Nova explosions are responsible for most of the lithium in our galaxy

A team of researchers, led by astrophysicists at Arizona State University (ASU), has determined that nova explosions are responsible for most of the lithium in our galaxy and solar system.

The team has continued to determine that a fraction of classical stellar explosions, named novae explosions, will evolve until they explode as supernovae. These exploding stars become brighter than a galaxy and can be discovered at very large distances in the universe.

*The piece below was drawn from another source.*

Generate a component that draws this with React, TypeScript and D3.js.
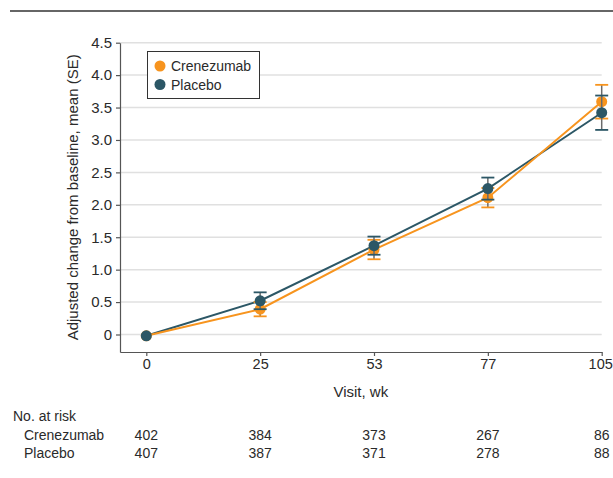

“Given the importance of lithium to common uses like heat-resistant glass and ceramics, lithium batteries and lithium-ion batteries, and mood altering chemicals; it is nice to know where this element comes from. Improving our understanding of the sources of the elements out of which our bodies and the solar system are made is important,” says Sumner Starrfield, a regent professor with ASU’s School of Earth and Space Exploration and a Fellow of the American Astronomical Society.

What are classical novae?

The formation of the universe, commonly referred to as the ‘Big Bang’, primarily formed the elements hydrogen, helium, and a little lithium. All other chemical elements, including lithium, are formed in stars.

Classical novae are a class of stars consisting of a white dwarf and a larger star in close orbit around the white dwarf. Gas falls from the larger star onto the white dwarf and when enough gas has accumulated on the white dwarf, an explosion, or nova, occurs. There are about 50 explosions per year in our galaxy and the brightest ones in the night sky are observed by astronomers world-wide.

The author used multiple methods to determine the amount of lithium produced by a nova explosion. They combined computer predictions of how lithium is created by the explosion, how the gas is ejected and what its total chemical composition should be, along with telescope observations of the ejected gas, to measure the composition.

What can we learn from simulating nova explosions?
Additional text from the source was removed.